Defense Minister Ishiba was dined by Mitsubishi: Akiyama

January 9, 2008
Akiyama Naoki, the executive director of the Japan-U.S. Center for Peace and Cultural Exchange who is known as a go-between for Japanese and U.S. military industries and Japanese political circles, in his unsworn testimony at the January 8 Upper House Defense Committee meeting stated that together with politicians, including Defense Minister Ishiba Shigeru, he had been dined at facilities owned by Mitsubishi and other munitions corporations.

His testimony revealed part of the political maneuvering that the munitions corporations have been performing targeting Ishiba and former Defense Minister Kyuma Fumio.

Akiyama, however, denied the allegation that he received a total of 130 million yen from an arms dealer, Yamada Corporation, in connection with securing its agency contract with the Defense Ministry to sell cargo transport aircraft (CX) engines as well as winning the ministry’s contract for the disposal of poison gas shells which the Japanese Imperial Army abandoned in Fukuoka Prefecture.

Japanese Communist Party representative Daimon Mikishi demanded that Akiyama and Kyuma be summoned as sworn witnesses before the committee.

In answering Daimon’s questions, Akiyama admitted that he was invited “several times” to Kantokaku, the Mitsubishi group’s guest house in Tokyo’s Minato Ward and stated, “I think he (Ishiba) was there with me.”

Akiyama also admitted that he and Kyuma were dined at a munitions firm’s resort facility and that he was frequently dined by several munitions companies along with Kyuma and other politicians.

He stated that he attended parties hosted by munitions firms several times with Nukaga Fukushiro, the finance minister and former Defense Agency director general.

Akiyama’s organization in 2003 won a Defense Agency contract to study the project of disposing poison gas shells despite the fact that it had no experience in such projects.

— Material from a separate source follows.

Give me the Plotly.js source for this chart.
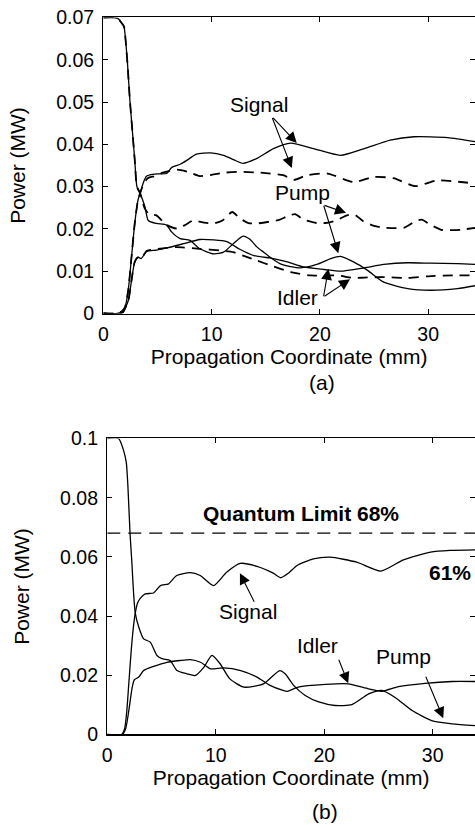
<!DOCTYPE html>
<html><head><meta charset="utf-8">
<script src="https://cdn.plot.ly/plotly-3.0.1.min.js"></script>
<style>html,body{margin:0;padding:0;background:#fff}#chart{width:475px;height:825px}</style>
</head><body><div id="chart"></div>
<script>
// ---------- Panel (a) ----------
const pumpA_x = [0,1.0,1.38,1.6,1.9,2.08,2.25,2.45,2.7,2.9,3.1,3.4,3.85,4.15,4.9,5.85,6.3,7.1,8.0,8.9,10.2,11.1,12.0,12.9,13.5,14.2,14.8,15.4,16.3,17.3,18.2,19.7,21.0,21.9,23.1,24.4,25.9,28.1,30.2,32.7,34.4];
const pumpA_y = [0.07,0.07,0.0697,0.069,0.0679,0.0639,0.0584,0.0505,0.0426,0.0363,0.030,0.0284,0.0252,0.022,0.0213,0.0209,0.0193,0.0177,0.0173,0.0153,0.0141,0.0145,0.0165,0.0183,0.0176,0.0157,0.0145,0.0133,0.0118,0.0111,0.0108,0.0116,0.0130,0.0135,0.0122,0.0102,0.0074,0.0059,0.0055,0.0059,0.0066];

const pumpB_x = [0,1.0,1.38,1.6,1.9,2.08,2.25,2.45,2.7,2.9,3.1,3.4,3.8,4.2,4.9,5.8,6.8,7.6,8.3,9.3,10.2,11.0,11.9,12.6,13.4,14.2,15.3,16.3,17.0,17.7,18.5,19.7,20.5,21.5,22.5,23.2,24.0,25.0,25.8,27.0,27.8,28.8,29.4,30.2,31.2,32.2,33.0,34.4];
const pumpB_y = [0.07,0.07,0.0697,0.069,0.0679,0.0639,0.0584,0.0505,0.0426,0.0363,0.030,0.0284,0.025,0.0235,0.0232,0.021,0.0201,0.021,0.022,0.0215,0.0213,0.022,0.024,0.0225,0.0214,0.0213,0.0217,0.0222,0.023,0.0235,0.0222,0.0214,0.0214,0.022,0.0232,0.0234,0.0218,0.0207,0.0203,0.0202,0.0203,0.0218,0.0222,0.021,0.0198,0.0197,0.0198,0.0203];

const sigA_x = [0,1.3,1.7,2.0,2.3,2.6,2.9,3.2,3.4,3.7,4.0,4.3,5.0,5.85,6.3,7.1,7.7,8.6,9.9,11.1,12.0,12.9,14.2,15.7,17.3,19.4,21.9,24.1,26.5,28.7,31.8,34.4];
const sigA_y = [0,0,0.0005,0.0015,0.0055,0.0133,0.0213,0.0268,0.0285,0.031,0.0325,0.0328,0.033,0.0331,0.0345,0.0353,0.0362,0.0377,0.038,0.0374,0.0364,0.0355,0.0367,0.039,0.0403,0.039,0.0374,0.039,0.041,0.0418,0.0416,0.0406];

const sigB_x = [0,1.3,1.7,2.0,2.3,2.6,2.9,3.2,3.4,3.7,4.1,4.8,5.5,6.8,7.8,8.9,10.0,11.2,12.6,14.5,16.6,17.6,18.8,20.7,23.1,25.0,26.8,28.8,30.8,33.0,34.4];
const sigB_y = [0,0,0.0005,0.0015,0.0055,0.0133,0.0213,0.0268,0.0285,0.0305,0.032,0.0325,0.0333,0.034,0.0335,0.0325,0.0328,0.0333,0.0335,0.0333,0.0327,0.0316,0.0327,0.0331,0.0311,0.0323,0.032,0.0301,0.0315,0.0311,0.0307];

const idlA_x = [0,1.5,1.8,2.3,2.6,2.9,3.2,3.5,4.0,4.9,5.85,7.4,8.9,10.2,11.4,12.6,13.9,15.7,17.0,18.5,20.4,21.9,24.1,25.9,28.1,30.2,32.7,34.4];
const idlA_y = [0,0,0.0003,0.003,0.0078,0.0122,0.0133,0.013,0.0147,0.015,0.0155,0.0165,0.0175,0.0174,0.017,0.0152,0.0137,0.013,0.0122,0.011,0.0104,0.010,0.0108,0.0116,0.012,0.0119,0.0118,0.0116];

const idlB_x = [0,1.5,1.8,2.3,2.6,2.9,3.2,3.5,4.0,4.9,5.85,6.8,8.9,10.8,12.0,12.9,14.2,15.4,17.3,19.1,21.6,23.1,24.1,25.9,28.1,30.0,32.3,34.4];
const idlB_y = [0,0,0.0003,0.003,0.0078,0.0122,0.0133,0.013,0.0148,0.0152,0.0155,0.0157,0.0153,0.0149,0.0145,0.0137,0.0125,0.0114,0.0098,0.009,0.009,0.0084,0.0085,0.0086,0.0084,0.0088,0.009,0.009];

// ---------- Panel (b) ----------
const pumpC_x = [0,1.04,1.5,1.75,1.9,2.1,2.27,2.42,2.58,2.9,3.35,3.96,4.58,5.04,5.8,6.42,7.35,8.1,8.9,9.65,10.4,11.3,12.6,14.4,15.9,16.4,17.2,18.25,19.5,21.0,22.55,24.1,25.3,26.5,28.1,29.9,31.8,33.9];
const pumpC_y = [0.1,0.1,0.096,0.092,0.084,0.0678,0.058,0.048,0.041,0.0363,0.0323,0.0312,0.0267,0.0256,0.025,0.0216,0.0205,0.0199,0.0227,0.0267,0.0239,0.0188,0.016,0.0171,0.0216,0.0205,0.0165,0.0132,0.011,0.0098,0.0101,0.0137,0.0149,0.0126,0.0081,0.0047,0.0036,0.003];

const sigC_x = [0,1.3,1.6,1.8,2.0,2.2,2.4,2.58,2.8,3.04,3.5,4.27,4.9,5.65,6.4,7.65,8.57,9.8,11.0,12.26,13.8,15.3,16.0,16.7,17.5,19.0,20.55,23.0,25.2,27.3,29.8,31.6,33.9];
const sigC_y = [0,0,0.002,0.008,0.018,0.028,0.036,0.041,0.0445,0.046,0.0475,0.0478,0.0503,0.0509,0.0537,0.0547,0.0537,0.0503,0.0548,0.0578,0.0568,0.0545,0.053,0.0545,0.0571,0.0593,0.0599,0.0582,0.0552,0.059,0.0616,0.0622,0.0624];

const idlC_x = [0,1.4,1.7,1.9,2.1,2.3,2.5,2.9,3.35,4.27,5.5,6.7,7.65,8.6,9.5,10.7,12.3,13.8,15.0,16.2,16.6,17.6,20.1,22.2,24.1,25.3,26.85,29.3,31.8,33.9];
const idlC_y = [0,0,0.002,0.006,0.011,0.016,0.0185,0.0194,0.0216,0.023,0.0244,0.025,0.0253,0.0244,0.0222,0.0225,0.0216,0.0194,0.0166,0.0149,0.0146,0.016,0.0169,0.0171,0.0154,0.0146,0.0162,0.0173,0.0179,0.0179];

const qlim_x = [0,33.9];
const qlim_y = [0.068,0.068];

// ticks
const xTicks = [0,10,20,30];
const yTicksA = [0,0.01,0.02,0.03,0.04,0.05,0.06,0.07];
const yTextA = ['0','0.01','0.02','0.03','0.04','0.05','0.06','0.07'];
const yTicksB = [0,0.02,0.04,0.06,0.08,0.1];
const yTextB = ['0','0.02','0.04','0.06','0.08','0.1'];

const FONT = 'Liberation Sans, Arial, sans-serif';
const solid = {color:'#000', width:1.3, shape:'spline', smoothing:0.6};
const dashed = {color:'#000', width:1.8, dash:'10px,7px', shape:'spline', smoothing:0.6};

function tr(x,y,line,xa,ya,name){return {x:x,y:y,mode:'lines',line:line,xaxis:xa,yaxis:ya,name:name,hoverinfo:'skip',showlegend:false};}

const data = [
  tr(pumpA_x,pumpA_y,solid,'x','y','Pump (solid)'),
  tr(sigA_x,sigA_y,solid,'x','y','Signal (solid)'),
  tr(idlA_x,idlA_y,solid,'x','y','Idler (solid)'),
  tr(pumpB_x,pumpB_y,dashed,'x','y','Pump (dashed)'),
  tr(sigB_x,sigB_y,dashed,'x','y','Signal (dashed)'),
  tr(idlB_x,idlB_y,dashed,'x','y','Idler (dashed)'),
  tr(pumpC_x,pumpC_y,solid,'x2','y2','Pump'),
  tr(sigC_x,sigC_y,solid,'x2','y2','Signal'),
  tr(idlC_x,idlC_y,solid,'x2','y2','Idler'),
  tr(qlim_x,qlim_y,{color:'#000',width:1.2,dash:'13px,8px'},'x2','y2','Quantum Limit')
];

function xax(dom,rng,anchor){return {domain:dom,range:rng,anchor:anchor,tickvals:xTicks,ticktext:xTicks.map(String),
  ticks:'inside',ticklen:5,tickwidth:1,tickcolor:'#000',showline:true,linecolor:'#000',linewidth:1.3,mirror:'ticks',
  showgrid:false,zeroline:false,tickfont:{family:FONT,size:19.5,color:'#000'},ticklabelstandoff:3,
  title:{text:'Propagation Coordinate (mm)',font:{family:FONT,size:21,color:'#000'},standoff:4},automargin:false};}
function yax(dom,rng,anchor,tv,tt){return {domain:dom,range:rng,anchor:anchor,tickvals:tv,ticktext:tt,
  ticks:'inside',ticklen:5,tickwidth:1,tickcolor:'#000',showline:true,linecolor:'#000',linewidth:1.3,mirror:'ticks',
  showgrid:false,zeroline:false,tickfont:{family:FONT,size:19.5,color:'#000'},ticklabelstandoff:4,
  title:{text:'Power (MW)',font:{family:FONT,size:21,color:'#000'},standoff:24},automargin:false};}

const annFont = {family:FONT,size:21,color:'#000'};
function lab(x,y,t,xr,yr,bold){return {x:x,y:y,xref:xr,yref:yr,text:bold?'<b>'+t+'</b>':t,showarrow:false,font:annFont,xanchor:'center',yanchor:'middle'};}
function arr(x,y,ax,ay,xr,yr){return {x:x,y:y,xref:xr,yref:yr,ax:ax,ay:ay,text:'',showarrow:true,arrowhead:2,arrowsize:2,arrowwidth:1.1,arrowcolor:'#000',standoff:0,startstandoff:0};}

const annotations = [
  lab(14.36,0.0494,'Signal','x','y'),
  arr(17.86,0.0403,-25,-26.6,'x','y'),
  arr(17.40,0.0344,-20,-51.6,'x','y'),
  lab(18.35,0.0285,'Pump','x','y'),
  arr(22.41,0.0238,-23,-8,'x','y'),
  arr(21.70,0.01425,-15,-49,'x','y'),
  lab(17.93,0.00367,'Idler','x','y'),
  arr(20.78,0.01058,-5,29,'x','y'),
  arr(22.78,0.0081,-27,18,'x','y'),
  {x:0.589,y:0.5358,xref:'paper',yref:'paper',text:'(a)',showarrow:false,font:annFont,xanchor:'center',yanchor:'middle'},
  lab(12.97,0.0414,'Signal','x2','y2'),
  arr(12.23,0.0545,15,30,'x2','y2'),
  lab(19.42,0.0302,'Idler','x2','y2'),
  arr(22.21,0.0173,-10,-25,'x2','y2'),
  lab(27.35,0.0262,'Pump','x2','y2'),
  arr(30.97,0.0055,-18,-43,'x2','y2'),
  lab(17.85,0.0748,'Quantum Limit 68%','x2','y2',true),
  lab(31.59,0.0546,'61%','x2','y2',true),
  {x:0.598,y:0.0158,xref:'paper',yref:'paper',text:'(b)',showarrow:false,font:annFont,xanchor:'center',yanchor:'middle'}
];

const layout = {
  width:475,height:825,margin:{l:103,r:0,t:0,b:0},
  paper_bgcolor:'#fff',plot_bgcolor:'#fff',showlegend:false,
  font:{family:FONT,color:'#000'},
  xaxis:xax([0.0009,1],[0,34.32],'y'),
  yaxis:yax([0.62,0.9788],[0,0.07],'x',yTicksA,yTextA),
  xaxis2:xax([0.0115,1],[0,33.9],'y2'),
  yaxis2:yax([0.1097,0.4685],[0,0.1],'x2',yTicksB,yTextB),
  annotations:annotations
};

Plotly.newPlot('chart',data,layout,{displayModeBar:false,staticPlot:true});
</script></body></html>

Akiyama testified that the Defense Agency wanted the contract to be awarded to his organization, proving that the bidding was simply a formality.

Akiyama denied the allegation that he received 100 million yen from Yamada Corporation that was a subcontractor.

Although Akiyama admitted that Yamada Corporation paid a consultant fee to a U.S. company in which he is serving as an advisor, he refused to disclose how much it was.